(Saved data entries)

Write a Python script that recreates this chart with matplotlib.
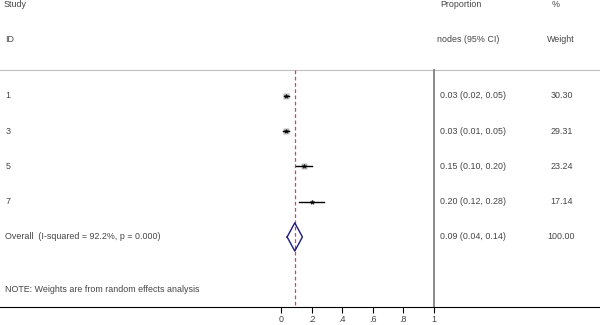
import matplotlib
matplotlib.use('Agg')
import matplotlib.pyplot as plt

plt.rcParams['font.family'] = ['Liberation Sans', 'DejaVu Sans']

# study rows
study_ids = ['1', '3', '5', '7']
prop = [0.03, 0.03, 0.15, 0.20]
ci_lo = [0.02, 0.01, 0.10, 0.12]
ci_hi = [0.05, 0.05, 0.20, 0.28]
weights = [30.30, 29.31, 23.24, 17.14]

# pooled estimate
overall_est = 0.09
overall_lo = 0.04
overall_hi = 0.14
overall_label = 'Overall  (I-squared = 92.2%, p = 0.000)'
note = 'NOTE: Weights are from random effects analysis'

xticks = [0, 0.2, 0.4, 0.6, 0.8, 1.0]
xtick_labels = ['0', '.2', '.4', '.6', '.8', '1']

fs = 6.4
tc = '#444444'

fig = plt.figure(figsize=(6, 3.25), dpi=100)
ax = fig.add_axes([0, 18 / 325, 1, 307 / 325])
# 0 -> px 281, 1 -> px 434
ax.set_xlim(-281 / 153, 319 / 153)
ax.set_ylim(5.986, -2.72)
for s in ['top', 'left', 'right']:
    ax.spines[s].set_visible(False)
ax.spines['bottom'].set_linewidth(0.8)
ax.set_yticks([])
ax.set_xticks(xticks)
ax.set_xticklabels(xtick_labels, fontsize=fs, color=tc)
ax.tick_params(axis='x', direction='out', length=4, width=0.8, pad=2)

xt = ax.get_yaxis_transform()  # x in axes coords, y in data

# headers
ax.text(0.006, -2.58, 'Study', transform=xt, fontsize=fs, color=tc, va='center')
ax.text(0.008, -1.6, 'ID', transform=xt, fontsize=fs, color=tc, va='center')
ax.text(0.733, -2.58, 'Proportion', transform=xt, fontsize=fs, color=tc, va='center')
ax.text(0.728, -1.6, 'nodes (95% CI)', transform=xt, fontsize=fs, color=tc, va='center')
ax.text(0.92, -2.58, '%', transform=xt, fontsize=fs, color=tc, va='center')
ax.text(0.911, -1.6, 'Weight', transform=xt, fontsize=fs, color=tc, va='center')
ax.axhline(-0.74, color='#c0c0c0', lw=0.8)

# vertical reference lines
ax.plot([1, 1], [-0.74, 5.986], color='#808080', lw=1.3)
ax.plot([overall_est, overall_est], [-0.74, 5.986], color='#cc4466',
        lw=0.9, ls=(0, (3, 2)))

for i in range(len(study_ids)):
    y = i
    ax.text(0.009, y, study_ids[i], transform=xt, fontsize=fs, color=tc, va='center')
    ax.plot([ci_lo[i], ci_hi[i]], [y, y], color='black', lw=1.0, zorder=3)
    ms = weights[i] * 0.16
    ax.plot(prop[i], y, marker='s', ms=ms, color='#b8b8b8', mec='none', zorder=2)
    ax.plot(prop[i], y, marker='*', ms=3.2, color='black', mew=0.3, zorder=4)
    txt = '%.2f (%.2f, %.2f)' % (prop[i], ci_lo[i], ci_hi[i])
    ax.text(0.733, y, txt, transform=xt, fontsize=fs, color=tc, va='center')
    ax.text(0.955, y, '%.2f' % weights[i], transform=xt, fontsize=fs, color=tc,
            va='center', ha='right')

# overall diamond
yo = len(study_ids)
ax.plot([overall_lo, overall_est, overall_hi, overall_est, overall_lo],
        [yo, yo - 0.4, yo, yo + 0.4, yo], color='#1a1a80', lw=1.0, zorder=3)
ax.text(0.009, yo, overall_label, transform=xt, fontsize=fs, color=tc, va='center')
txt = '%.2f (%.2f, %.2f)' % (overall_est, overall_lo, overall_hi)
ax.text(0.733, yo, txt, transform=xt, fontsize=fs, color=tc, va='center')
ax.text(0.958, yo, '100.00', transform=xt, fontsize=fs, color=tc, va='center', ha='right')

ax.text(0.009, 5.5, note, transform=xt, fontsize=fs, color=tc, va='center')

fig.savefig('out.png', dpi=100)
...
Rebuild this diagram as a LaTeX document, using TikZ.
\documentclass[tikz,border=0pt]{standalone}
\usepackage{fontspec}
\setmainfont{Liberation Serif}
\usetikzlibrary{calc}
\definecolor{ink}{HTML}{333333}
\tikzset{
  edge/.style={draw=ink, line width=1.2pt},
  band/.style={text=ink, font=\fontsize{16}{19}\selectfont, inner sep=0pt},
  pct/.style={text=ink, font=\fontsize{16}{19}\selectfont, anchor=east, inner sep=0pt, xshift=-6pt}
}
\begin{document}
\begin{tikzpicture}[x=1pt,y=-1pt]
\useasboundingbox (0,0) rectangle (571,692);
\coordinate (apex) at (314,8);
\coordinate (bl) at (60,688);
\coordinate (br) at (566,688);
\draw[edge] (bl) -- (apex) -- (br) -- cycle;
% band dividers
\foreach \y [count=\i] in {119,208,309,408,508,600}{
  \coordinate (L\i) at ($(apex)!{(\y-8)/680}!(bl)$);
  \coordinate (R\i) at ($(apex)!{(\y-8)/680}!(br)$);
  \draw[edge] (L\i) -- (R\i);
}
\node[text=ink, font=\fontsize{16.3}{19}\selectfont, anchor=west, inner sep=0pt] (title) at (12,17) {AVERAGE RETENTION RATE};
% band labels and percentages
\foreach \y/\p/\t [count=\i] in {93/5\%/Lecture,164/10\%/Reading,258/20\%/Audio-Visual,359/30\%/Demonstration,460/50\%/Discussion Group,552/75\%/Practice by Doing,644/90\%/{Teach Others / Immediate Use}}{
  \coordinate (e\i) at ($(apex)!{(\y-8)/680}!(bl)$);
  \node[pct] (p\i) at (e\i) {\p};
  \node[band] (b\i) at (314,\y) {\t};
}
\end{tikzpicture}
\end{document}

INSTRUCTIONS FOR THE TASK
Quote word for word only the lines above from the one containing "Write a Python" through the one containing "tc = '#444444'". Pictures stay out of your copy.

RESULT FOR THIS EXERCISE
Write a Python script that recreates this chart with matplotlib.
import matplotlib
matplotlib.use('Agg')
import matplotlib.pyplot as plt

plt.rcParams['font.family'] = ['Liberation Sans', 'DejaVu Sans']

# study rows
study_ids = ['1', '3', '5', '7']
prop = [0.03, 0.03, 0.15, 0.20]
ci_lo = [0.02, 0.01, 0.10, 0.12]
ci_hi = [0.05, 0.05, 0.20, 0.28]
weights = [30.30, 29.31, 23.24, 17.14]

# pooled estimate
overall_est = 0.09
overall_lo = 0.04
overall_hi = 0.14
overall_label = 'Overall  (I-squared = 92.2%, p = 0.000)'
note = 'NOTE: Weights are from random effects analysis'

xticks = [0, 0.2, 0.4, 0.6, 0.8, 1.0]
xtick_labels = ['0', '.2', '.4', '.6', '.8', '1']

fs = 6.4
tc = '#444444'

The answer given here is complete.